The first application of fertilizer in the spring will have a lasting effect on how the lawn prospers into the summer months. “That first treatment, no matter where you live,” says Vic Yeandel of TruGreen in Memphis, Tennessee, “is really about bringing the lawn out of dormancy and dealing with potential weed problems.”

Just as important as when you apply the fertilizer is how you apply the product. “It’s critically important that you apply it properly,” says Hoopes. “It doesn’t matter how high the quality of the product you buy if you do not apply it right. A lot of people don’t understand this and are not very skillful at fertilizer application.”

Using a properly calibrated professional rotary spreader ensures that you apply the fertilizer at the correct rate. The spreader should have come with a calibration gauge, but if not, there’s a simple way to check that it’s working properly. You take a measured amount of fertilizer to cover a predictable number of square feet, run it through the spreader, and see if it’s being applied accurately. If not, make the proper adjustments necessary to lay down the right amount of product.

You also want to make sure that when applying the fertilizer mix, you properly overlap from one pass to the next to avoid streaking the lawn. Otherwise it will end up looking like the American flag! You also need to be very thorough when making the bordering pass around curbs and driveways, because that’s where the turf usually is thinnest and where the weeds and crabgrass come in first.

An important consideration is whether to use a quick release or slow release fertilizer. A quick release fertilizer supplies nitrogen to the soil soon after application and produces a rapid response in turf growth and color. A slow release fertilizer depends on the soil process to gradually release the nitrogen. The rate of release is affected by soil temperature, moisture and activity of soil micro-organisms. Generally speaking, slow release fertilizers can be applied at a higher rate with a lower leaf burn potential.

“If you’re using a completely water soluble, or quick releasing fertilizer,” says Hoopes, “then all the nitrogen is going to be released into the turf in a few days. In addition, you run the risk that the grass will grow like crazy, and go through what we call ‘luxury consumption and surge growth.’ You’re growing the blades at a very rapid rate, which will cause excess mowing, and over time can thin out the root system.”

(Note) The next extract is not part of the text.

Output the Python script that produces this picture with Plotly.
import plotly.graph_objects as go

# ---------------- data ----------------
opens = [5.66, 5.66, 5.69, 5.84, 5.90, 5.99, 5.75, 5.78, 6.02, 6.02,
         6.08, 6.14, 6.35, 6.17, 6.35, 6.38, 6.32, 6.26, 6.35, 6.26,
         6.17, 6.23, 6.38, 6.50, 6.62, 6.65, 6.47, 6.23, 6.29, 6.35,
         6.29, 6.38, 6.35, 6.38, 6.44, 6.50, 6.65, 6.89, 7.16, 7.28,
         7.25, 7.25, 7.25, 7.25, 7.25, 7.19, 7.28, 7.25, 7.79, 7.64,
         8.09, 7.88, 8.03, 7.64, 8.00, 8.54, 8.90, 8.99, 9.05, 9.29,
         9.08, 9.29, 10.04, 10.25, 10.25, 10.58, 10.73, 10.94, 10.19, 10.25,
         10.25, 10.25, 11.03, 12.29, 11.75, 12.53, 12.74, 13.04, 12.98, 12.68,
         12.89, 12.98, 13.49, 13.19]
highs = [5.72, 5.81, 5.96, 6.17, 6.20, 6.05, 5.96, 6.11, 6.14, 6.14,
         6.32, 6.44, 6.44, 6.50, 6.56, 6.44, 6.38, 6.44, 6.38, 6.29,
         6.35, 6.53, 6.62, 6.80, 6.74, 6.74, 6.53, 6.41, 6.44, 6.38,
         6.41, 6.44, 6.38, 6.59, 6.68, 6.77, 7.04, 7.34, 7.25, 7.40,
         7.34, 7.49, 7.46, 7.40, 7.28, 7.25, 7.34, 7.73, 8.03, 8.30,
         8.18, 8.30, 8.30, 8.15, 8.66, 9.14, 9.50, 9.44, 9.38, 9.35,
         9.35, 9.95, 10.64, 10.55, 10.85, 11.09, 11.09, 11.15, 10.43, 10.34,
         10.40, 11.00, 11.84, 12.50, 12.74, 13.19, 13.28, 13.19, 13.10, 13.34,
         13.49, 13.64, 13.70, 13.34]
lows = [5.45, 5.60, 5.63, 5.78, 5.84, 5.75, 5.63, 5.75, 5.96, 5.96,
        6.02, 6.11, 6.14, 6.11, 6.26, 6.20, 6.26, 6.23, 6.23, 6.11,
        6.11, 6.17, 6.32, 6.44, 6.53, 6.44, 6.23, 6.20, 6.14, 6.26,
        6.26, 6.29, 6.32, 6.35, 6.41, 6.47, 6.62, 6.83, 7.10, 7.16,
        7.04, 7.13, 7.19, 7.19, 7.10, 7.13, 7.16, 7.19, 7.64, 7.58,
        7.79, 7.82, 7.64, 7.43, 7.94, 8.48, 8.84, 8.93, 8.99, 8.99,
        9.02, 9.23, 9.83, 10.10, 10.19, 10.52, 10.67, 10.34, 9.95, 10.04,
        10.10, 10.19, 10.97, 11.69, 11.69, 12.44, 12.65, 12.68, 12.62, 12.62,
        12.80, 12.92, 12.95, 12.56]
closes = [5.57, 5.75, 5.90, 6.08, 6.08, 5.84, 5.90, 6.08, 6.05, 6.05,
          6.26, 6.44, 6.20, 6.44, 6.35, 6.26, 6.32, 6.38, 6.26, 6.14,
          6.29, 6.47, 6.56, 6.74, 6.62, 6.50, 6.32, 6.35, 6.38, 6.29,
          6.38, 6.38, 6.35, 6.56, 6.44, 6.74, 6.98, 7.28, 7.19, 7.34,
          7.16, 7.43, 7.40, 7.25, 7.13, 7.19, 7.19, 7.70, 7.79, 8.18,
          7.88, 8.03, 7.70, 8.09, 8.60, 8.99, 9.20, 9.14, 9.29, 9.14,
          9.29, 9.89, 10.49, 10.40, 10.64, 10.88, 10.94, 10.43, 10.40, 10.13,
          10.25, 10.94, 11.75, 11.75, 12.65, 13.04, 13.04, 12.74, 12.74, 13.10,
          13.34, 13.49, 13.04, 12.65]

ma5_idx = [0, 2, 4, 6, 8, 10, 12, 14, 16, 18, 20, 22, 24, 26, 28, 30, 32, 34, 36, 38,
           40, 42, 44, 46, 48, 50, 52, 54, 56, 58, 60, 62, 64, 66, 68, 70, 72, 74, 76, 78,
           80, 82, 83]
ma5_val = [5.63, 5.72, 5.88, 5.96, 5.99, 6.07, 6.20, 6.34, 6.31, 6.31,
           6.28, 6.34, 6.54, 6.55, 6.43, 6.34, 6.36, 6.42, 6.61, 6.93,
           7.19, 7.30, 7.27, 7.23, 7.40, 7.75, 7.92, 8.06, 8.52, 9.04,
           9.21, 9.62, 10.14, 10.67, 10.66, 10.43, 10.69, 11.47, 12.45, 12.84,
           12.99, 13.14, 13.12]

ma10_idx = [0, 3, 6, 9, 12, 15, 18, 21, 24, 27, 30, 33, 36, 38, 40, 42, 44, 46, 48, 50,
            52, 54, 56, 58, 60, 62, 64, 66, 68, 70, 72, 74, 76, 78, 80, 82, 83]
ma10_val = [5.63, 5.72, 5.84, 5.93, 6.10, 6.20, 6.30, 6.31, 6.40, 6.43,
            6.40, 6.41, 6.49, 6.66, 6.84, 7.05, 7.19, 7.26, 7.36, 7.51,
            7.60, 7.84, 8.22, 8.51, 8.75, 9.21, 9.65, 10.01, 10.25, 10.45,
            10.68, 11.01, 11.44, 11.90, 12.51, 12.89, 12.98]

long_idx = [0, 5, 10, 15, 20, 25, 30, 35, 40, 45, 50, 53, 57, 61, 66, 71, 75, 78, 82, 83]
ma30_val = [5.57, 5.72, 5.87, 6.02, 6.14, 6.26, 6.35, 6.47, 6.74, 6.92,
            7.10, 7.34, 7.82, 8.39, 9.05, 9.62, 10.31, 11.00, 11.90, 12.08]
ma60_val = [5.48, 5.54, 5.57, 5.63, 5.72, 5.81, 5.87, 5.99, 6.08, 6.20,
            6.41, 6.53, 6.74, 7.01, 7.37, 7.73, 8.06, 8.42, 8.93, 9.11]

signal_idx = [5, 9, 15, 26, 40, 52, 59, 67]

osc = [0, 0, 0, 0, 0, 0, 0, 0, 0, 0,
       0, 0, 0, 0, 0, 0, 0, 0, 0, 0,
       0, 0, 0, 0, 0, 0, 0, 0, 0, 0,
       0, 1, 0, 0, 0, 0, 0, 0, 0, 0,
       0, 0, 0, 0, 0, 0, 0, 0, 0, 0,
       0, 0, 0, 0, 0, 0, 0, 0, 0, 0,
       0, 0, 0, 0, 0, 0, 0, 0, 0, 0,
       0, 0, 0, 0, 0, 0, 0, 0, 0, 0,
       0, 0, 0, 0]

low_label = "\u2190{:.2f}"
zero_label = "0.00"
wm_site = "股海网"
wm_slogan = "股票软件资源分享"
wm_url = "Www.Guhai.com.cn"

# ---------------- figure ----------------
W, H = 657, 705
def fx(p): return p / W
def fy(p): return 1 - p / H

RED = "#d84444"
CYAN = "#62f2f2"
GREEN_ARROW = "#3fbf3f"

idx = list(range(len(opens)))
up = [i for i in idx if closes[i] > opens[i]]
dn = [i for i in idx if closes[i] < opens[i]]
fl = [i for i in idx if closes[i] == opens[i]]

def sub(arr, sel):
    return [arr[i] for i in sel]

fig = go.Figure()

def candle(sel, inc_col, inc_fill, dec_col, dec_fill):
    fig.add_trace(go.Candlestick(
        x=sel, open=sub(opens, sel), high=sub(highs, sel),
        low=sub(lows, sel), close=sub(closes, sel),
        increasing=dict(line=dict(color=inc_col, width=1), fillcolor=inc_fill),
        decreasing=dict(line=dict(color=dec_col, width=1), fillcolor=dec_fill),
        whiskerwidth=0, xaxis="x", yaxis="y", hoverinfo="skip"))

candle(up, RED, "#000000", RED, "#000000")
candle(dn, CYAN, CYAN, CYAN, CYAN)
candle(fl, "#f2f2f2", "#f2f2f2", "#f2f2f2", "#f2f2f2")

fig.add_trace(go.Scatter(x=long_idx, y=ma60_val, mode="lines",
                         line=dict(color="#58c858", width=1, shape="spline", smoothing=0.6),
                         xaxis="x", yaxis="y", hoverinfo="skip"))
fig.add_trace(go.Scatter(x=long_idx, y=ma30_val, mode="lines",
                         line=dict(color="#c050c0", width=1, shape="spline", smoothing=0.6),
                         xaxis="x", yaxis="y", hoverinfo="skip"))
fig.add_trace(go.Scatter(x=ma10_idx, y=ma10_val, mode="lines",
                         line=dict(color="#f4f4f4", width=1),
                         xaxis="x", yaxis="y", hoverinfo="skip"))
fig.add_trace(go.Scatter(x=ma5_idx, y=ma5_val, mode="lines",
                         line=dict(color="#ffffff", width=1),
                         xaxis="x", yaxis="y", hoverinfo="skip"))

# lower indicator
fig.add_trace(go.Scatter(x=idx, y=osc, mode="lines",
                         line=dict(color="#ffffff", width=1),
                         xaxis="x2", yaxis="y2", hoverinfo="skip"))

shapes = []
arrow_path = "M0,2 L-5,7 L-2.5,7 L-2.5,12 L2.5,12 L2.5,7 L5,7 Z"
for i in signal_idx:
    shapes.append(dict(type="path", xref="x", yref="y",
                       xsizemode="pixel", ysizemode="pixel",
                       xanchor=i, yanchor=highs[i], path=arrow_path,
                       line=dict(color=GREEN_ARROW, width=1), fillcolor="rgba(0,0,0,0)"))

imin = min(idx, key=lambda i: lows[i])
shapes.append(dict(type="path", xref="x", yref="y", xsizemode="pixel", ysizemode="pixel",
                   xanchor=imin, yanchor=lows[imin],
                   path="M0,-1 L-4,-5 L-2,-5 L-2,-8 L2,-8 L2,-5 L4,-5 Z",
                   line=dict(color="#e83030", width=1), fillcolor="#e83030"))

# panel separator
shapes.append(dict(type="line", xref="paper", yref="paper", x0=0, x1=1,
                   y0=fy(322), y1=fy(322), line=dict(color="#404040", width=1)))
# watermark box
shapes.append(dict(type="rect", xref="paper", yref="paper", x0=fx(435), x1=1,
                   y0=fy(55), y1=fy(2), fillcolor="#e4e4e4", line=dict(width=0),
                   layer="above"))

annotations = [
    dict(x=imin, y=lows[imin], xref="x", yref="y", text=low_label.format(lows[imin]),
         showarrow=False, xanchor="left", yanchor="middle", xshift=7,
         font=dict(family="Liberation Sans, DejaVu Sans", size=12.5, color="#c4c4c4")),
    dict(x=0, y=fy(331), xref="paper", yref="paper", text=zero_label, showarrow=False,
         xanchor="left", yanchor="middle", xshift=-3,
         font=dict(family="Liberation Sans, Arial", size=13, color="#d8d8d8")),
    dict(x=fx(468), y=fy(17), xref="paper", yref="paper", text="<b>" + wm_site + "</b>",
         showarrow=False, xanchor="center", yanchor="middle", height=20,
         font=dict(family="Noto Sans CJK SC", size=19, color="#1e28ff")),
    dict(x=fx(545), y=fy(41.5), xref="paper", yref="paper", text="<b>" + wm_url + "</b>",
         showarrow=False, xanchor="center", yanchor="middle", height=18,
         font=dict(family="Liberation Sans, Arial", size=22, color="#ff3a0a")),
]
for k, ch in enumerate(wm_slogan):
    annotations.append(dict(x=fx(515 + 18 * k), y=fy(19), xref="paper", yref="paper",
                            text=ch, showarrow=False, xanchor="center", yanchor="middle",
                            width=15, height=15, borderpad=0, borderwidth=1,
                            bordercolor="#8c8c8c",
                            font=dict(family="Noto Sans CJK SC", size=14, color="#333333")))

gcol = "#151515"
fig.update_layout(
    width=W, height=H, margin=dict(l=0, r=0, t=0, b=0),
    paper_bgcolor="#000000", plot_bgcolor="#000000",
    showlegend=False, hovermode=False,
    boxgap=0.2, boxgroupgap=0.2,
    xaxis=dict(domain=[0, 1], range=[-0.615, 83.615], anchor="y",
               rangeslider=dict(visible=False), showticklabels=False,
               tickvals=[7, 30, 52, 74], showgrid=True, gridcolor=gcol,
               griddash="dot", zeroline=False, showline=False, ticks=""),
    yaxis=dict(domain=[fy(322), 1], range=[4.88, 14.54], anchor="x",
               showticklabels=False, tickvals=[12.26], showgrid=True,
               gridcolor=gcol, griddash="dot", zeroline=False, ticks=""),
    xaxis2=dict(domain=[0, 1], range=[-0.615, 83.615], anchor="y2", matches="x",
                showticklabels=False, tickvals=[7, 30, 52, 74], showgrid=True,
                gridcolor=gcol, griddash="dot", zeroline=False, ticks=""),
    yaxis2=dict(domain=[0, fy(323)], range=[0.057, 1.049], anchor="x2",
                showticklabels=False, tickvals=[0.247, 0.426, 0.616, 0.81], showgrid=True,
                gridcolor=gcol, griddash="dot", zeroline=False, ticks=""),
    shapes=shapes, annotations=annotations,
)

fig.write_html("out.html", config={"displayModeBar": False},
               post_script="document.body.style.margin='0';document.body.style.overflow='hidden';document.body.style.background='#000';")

Unless you need that quick growth spurt, it’s probably best to use a fertilizer with a blend of quick and slow release properties that release nitrogen predictably over a period of weeks. While that first application of fertilizer is important, it is only the beginning of the work that’s ahead of you as a landscape maintenance professional.

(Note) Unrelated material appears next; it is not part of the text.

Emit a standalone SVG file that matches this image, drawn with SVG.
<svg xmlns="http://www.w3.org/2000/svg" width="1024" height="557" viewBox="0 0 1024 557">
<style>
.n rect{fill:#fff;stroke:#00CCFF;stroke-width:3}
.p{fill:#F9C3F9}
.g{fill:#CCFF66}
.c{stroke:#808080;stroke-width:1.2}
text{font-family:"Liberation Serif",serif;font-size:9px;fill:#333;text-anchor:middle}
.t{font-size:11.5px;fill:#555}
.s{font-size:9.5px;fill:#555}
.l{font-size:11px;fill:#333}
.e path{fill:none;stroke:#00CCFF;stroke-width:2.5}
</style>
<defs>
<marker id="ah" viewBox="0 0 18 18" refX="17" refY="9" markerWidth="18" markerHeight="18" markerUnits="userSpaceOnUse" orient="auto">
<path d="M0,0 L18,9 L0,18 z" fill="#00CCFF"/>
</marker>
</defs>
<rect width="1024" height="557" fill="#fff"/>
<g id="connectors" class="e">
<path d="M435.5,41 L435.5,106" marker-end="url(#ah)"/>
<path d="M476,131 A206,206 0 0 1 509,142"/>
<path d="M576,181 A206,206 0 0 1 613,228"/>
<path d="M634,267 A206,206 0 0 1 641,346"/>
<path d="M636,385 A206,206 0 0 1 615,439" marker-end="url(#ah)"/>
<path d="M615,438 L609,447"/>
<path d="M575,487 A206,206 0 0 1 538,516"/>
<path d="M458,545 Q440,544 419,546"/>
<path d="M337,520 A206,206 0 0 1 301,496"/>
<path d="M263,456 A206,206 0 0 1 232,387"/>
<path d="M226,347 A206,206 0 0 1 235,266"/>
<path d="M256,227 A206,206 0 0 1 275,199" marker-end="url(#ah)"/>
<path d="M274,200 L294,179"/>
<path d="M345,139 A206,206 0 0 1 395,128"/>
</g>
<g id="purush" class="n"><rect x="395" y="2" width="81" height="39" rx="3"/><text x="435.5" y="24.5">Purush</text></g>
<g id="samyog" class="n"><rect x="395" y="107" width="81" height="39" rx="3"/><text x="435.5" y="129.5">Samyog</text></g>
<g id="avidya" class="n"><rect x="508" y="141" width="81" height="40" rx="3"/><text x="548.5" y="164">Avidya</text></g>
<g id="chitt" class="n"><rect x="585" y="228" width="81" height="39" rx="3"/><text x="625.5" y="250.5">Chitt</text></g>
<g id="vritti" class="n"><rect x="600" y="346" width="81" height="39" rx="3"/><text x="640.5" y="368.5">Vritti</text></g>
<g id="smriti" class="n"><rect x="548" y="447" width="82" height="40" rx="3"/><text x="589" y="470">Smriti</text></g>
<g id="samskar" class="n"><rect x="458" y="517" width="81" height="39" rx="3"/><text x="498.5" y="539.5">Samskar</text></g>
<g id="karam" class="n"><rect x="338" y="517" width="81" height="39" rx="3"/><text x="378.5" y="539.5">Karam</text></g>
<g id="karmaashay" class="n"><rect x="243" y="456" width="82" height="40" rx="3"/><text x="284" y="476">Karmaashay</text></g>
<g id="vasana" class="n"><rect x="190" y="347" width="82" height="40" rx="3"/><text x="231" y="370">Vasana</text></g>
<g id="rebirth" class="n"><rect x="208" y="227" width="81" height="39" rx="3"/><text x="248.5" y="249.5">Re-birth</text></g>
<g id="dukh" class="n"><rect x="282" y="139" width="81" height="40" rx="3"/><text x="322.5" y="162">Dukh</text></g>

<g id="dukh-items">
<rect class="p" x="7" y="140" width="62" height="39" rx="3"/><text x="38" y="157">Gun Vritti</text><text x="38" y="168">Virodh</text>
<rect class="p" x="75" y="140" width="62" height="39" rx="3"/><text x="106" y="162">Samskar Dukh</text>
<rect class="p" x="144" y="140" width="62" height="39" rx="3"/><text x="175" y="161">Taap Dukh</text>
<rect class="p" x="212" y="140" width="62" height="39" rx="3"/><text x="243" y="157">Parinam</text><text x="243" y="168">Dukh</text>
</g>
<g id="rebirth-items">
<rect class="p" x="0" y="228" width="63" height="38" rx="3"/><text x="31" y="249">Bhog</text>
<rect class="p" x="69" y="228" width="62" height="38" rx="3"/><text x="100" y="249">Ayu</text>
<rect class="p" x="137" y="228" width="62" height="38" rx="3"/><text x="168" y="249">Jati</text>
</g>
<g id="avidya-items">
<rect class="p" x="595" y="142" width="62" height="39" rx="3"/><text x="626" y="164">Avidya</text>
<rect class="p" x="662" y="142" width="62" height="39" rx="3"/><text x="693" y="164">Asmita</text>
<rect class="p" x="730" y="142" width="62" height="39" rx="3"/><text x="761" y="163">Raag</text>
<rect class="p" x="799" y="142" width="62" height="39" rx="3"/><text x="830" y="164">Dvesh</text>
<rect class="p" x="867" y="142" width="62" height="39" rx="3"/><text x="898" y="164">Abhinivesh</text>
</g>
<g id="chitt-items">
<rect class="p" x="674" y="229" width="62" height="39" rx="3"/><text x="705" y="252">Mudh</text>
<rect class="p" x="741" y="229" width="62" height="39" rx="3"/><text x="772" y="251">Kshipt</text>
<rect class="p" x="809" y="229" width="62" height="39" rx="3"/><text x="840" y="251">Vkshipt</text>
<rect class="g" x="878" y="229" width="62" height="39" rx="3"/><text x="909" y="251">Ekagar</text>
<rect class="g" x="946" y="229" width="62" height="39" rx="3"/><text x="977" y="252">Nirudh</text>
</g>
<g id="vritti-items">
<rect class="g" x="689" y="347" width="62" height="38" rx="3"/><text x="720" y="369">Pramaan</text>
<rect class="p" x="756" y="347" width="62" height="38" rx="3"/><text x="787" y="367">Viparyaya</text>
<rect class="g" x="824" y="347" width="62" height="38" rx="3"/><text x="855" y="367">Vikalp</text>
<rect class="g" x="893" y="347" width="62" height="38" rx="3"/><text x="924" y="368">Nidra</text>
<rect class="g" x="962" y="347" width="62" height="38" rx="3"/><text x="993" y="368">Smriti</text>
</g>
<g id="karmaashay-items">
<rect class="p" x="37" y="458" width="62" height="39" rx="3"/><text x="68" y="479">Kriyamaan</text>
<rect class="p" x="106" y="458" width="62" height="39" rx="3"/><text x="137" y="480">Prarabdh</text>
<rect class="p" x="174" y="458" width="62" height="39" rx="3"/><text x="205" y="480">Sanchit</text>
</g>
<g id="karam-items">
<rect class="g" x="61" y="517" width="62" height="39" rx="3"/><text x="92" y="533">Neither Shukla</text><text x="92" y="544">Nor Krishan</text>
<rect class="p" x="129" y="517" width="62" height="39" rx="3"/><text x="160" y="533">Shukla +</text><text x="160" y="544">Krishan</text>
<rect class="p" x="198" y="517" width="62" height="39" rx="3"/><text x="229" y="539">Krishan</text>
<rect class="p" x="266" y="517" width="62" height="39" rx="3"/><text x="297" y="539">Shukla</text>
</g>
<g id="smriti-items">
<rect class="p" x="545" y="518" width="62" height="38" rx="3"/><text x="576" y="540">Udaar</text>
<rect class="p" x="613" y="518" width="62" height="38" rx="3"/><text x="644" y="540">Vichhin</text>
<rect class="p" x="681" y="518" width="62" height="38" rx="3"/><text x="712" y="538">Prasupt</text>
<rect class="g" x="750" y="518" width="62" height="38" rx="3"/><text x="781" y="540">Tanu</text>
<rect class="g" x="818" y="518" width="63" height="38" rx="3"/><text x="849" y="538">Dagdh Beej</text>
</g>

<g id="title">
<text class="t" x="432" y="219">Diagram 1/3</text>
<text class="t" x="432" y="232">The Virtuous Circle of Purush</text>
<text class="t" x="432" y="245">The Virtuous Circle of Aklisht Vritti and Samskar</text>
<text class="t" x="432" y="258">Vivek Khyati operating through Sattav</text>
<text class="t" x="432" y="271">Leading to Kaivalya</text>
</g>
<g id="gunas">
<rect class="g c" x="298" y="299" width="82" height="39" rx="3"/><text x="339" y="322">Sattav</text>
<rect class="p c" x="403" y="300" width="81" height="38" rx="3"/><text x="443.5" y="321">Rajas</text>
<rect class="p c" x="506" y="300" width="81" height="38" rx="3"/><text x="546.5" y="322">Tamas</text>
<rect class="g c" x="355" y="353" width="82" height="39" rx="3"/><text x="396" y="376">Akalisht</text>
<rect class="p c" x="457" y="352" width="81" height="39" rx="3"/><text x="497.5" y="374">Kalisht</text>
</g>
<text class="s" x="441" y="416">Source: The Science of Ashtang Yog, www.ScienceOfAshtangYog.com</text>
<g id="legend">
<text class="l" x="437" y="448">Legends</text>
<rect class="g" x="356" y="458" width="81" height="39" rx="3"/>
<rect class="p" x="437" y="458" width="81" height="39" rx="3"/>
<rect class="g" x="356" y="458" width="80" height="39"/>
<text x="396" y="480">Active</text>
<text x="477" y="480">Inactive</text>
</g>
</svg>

“When you talk about the preparation and transition of a client’s landscape from the dormancy stages to spring,” says Yeandel, “it’s really about the right mix of fertilization and weed control. After that, additional treatments are necessary.”

“Throughout the year, different application techniques are used,” says Yeandel. “In the summer, with less moisture, granular fertilizer can be really good because the moisture at lower levels can evenly disperse fertilization or weed controls. Different grass types, different regions of the country, as well as different weather patterns determine the necessity of what application is used.”

Ultimately, it’s not just about the application techniques, but also knowing what you’re doing. On an average, experts recommend a six application program throughout the year, with each application differing in methodology, chemistry, fertilization and weed control, depending upon the weather conditions and time of year.

“What I’m concerned about are people who get into this business and portray themselves as lawn care professionals when they’re not,” says Hoopes. “If they want to do this, they should join the Professional Landcare Network (PLANET). They should involve themselves in training, take one of their certification courses, and then go out and do it.”

“The people who present themselves as experts and are not, give the industry a bad name. There’s more to this than just throwing some fertilizer around. We do not want amateurs in this business. If we do anything to harm the environment, we are dead ducks. The environment is too important.”